ラルフに関しては、午前中からクルマの状態に手応えを感じていたので、予定通りに進んだかなと考えました。ヤルノはアンダーステアを訴えていたので、フロントウィングを調整しながらの走行になりました。結局、ヤルノはクルマを仕上げきることができず、13番手。午前中、彼にはいろんなテストをやらせたので、少し時間が足りなかったのかなと思っています。

ラルフについてはいい感触を得ていましたが、Q3まで行けると思った瞬間にクルマが止まってしまいました。正確な原因はまだつかめていませんが、エンジンであることは間違いありません。タイムとしてはあの時点で10番手以内を確保していました。あと少しは更新できたと思っていたので、少し残念です。

ただ、他のクルマがエンジンを交換する関係で、ヤルノはトップ10以内からのスタート、ラルフは予選後のエンジン交換なので最後尾からのスタートとなりました。戦いとしては厳しいですが、少しでも上位を狙うつもりでいました。

●見えてきた明るい光
結果的には1点でもポイントが獲れて良かったと思います。先週のレースは散々な結果だったのですが、ここに来て、少し光が見えるようになってきました。土曜日はラルフのエンジンが壊れ、レースは最後尾からのスタートになったのですが、ラルフは非常に力強く走ってくれましたし、終盤は上位と遜色ないラップタイムで走れました。今後のレースへ向けて、その前途が明るくなってきたのかなと感じています。

一方、ヤルノはレース序盤に他車に接触され、ディフューザーを損傷してしましました。それが原因でクルマが不安定になってしまい、ラルフに比べればペースが上がりませんでした。

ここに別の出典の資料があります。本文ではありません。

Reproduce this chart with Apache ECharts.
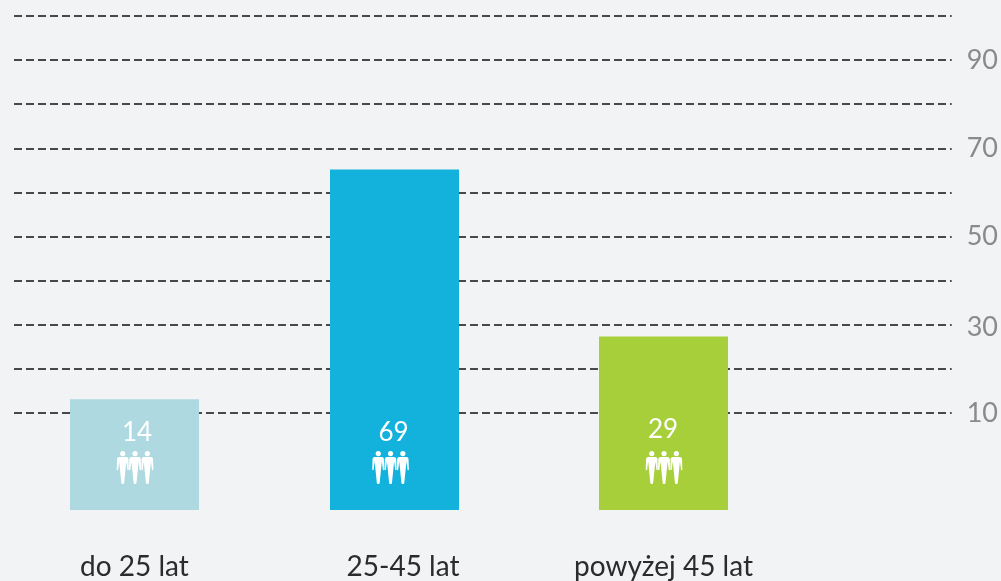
<!DOCTYPE html>
<html>
<head>
<meta charset="utf-8">
<style>
    html, body {margin: 0; padding: 0; background: #f2f3f5;}
    #chart {width: 1001px; height: 581px;}
</style>
</head>
<body>
<div id="chart"></div>
<script src="https://cdn.jsdelivr.net/npm/echarts@6/dist/echarts.min.js"></script>
<script>
const categories = ['do 25 lat', '25-45 lat', 'powyżej 45 lat'];
const values = [14, 69, 29];
const barColors = ['#aed9e0', '#12b2dc', '#a6cf39'];
const gridTicks = [10, 20, 30, 40, 50, 60, 70, 80, 90, 100];
const tickLabels = [10, 30, 50, 70, 90];

// small shifts seen in the picture, the bars are not evenly spread
const barShift = [0, -4.5, 0];
const textShift = [2.5, -1, -0.5];
const iconShift = [0.5, -4, 0.5];
const labelLift = [0, 0, 3];

const font = 'Lato, "Open Sans", sans-serif';
const personPath = 'M6 0a2.6 2.6 0 1 1 0 5.2a2.6 2.6 0 1 1 0-5.2z' +
    'M2.6 6h6.8c1.4 0 2.2.9 2.3 2.2l.3 10.3c0 .9-1.3.9-1.4 0L9.6 10.6 7.4 32c-.1 1.3-2.7 1.3-2.8 0L2.4 10.6 1.4 18.5c-.1.9-1.4.9-1.4 0L.3 8.2C.4 6.9 1.2 6 2.6 6z';

const myChart = echarts.init(document.getElementById('chart'));

function renderBar(params, api) {
    const i = api.value(0);
    const top = api.coord([i, api.value(1)]);
    const base = api.coord([i, -12.5]);
    const cx = top[0] + barShift[i];
    const children = [{
        type: 'rect',
        shape: {x: cx - 64.5, y: top[1], width: 129, height: base[1] - top[1]},
        style: {fill: barColors[i]}
    }, {
        type: 'text',
        style: {
            text: String(api.value(1)),
            x: cx + textShift[i],
            y: base[1] - 77 - labelLift[i],
            align: 'center',
            verticalAlign: 'middle',
            fill: '#fff',
            font: '26px ' + font
        }
    }];
    for (let k = 0; k < 3; k++) {
        children.push({
            type: 'path',
            shape: {pathData: personPath, x: cx + iconShift[i] - 18.5 + k * 12.3, y: base[1] - 59, width: 12.5, height: 33},
            style: {fill: '#fff'}
        });
    }
    return {type: 'group', children};
}

myChart.setOption({
    backgroundColor: '#f2f3f5',
    animation: false,
    grid: [
        {left: 14, top: 16, width: 938, height: 494},
        {left: 2.25, top: 16, width: 793.5, height: 494}
    ],
    xAxis: [{
        type: 'value',
        gridIndex: 0,
        show: false
    }, {
        type: 'category',
        gridIndex: 1,
        data: categories,
        axisLine: {show: false},
        axisTick: {show: false},
        axisLabel: {
            margin: 43,
            interval: 0,
            color: '#2b2b2b',
            fontSize: 28,
            fontFamily: font,
            formatter(val) {
                return val === '25-45 lat' ? '{mid|' + val + '}' : val;
            },
            rich: {
                mid: {padding: [0, 0, 0, 8], color: '#2b2b2b', fontSize: 28, fontFamily: font}
            }
        }
    }],
    yAxis: [{
        type: 'value',
        gridIndex: 0,
        position: 'right',
        min: -12,
        max: 100,
        axisLine: {show: false},
        axisTick: {show: false, customValues: gridTicks},
        splitLine: {show: true, lineStyle: {color: '#111', width: 1.5, type: [8, 4]}},
        axisLabel: {
            customValues: tickLabels,
            margin: 15,
            color: '#8a8a8a',
            fontSize: 27,
            fontFamily: font,
            formatter(val) {
                return val === 30 ? '{low|' + val + '}' : String(val);
            },
            rich: {
                low: {padding: [5, 0, 0, 0], color: '#8a8a8a', fontSize: 27, fontFamily: font}
            }
        }
    }, {
        type: 'value',
        gridIndex: 1,
        show: false,
        min: -12.5,
        max: 105.7
    }],
    series: [{
        type: 'custom',
        xAxisIndex: 1,
        yAxisIndex: 1,
        z: 5,
        renderItem: renderBar,
        data: values.map((v, i) => [i, v])
    }]
});
</script>
</body>
</html>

公式リリースなどでも公開されている事実ですが、実は今回は2台とも2回ストップ作戦だったのです。ラルフのピット回数が多いのではないか、と思った方もいらっしゃると思いますが、ラルフの最初のピットストップは予定外でした。ピットのモニターでエンジンに変調の兆しが見られたので早めにピットに入れて調整しました。これがなければレースの展開はどうなったかという話もありますが、そんな予定外のピットストップがありながらもいいペースで走れましたので、ドライバーはよく頑張ってくれたと思います。

  ラルフは最後尾からスタートしてポイント獲得の8位。予定外のピットなどがあったが1週間前と比べるとよい状況となった。さらに前進して第3戦オーストラリアGPに挑む。
また、最後尾からのスタートなので、1回ストップの選択肢もあると思われるかもしれませんが、ラルフは予選でQ3まで残っていますので、予選前に申請した以上に燃料の補給をすることができません。1回ストップをするとすればピットスタートを選択する以外にないのですが、グリッドからスタートした方が得策だろうと判断しました。結果的に、ラルフは1周目でずいぶん順位を上げましたので、正しい判断をしたと思っています。

開幕戦を終えた直後に比べれば先行きは明るくなりました。だけどまだ、今回の結果が本物かどうか、じっくり取り組んでいかなければいけないと思います。次回の第三戦、オーストラリアGPは寒くなることが予想されますので、南仏のポールリカールにて低い温度を想定してしっかりテストをし、タイヤを含め十分に準備をして第三戦の地へ向かいたいと思います。次のレースも応援よろしくお願いします。

第2戦を迎えた新居章年。チームは開幕戦での不振から脱し、調子も上向きだ。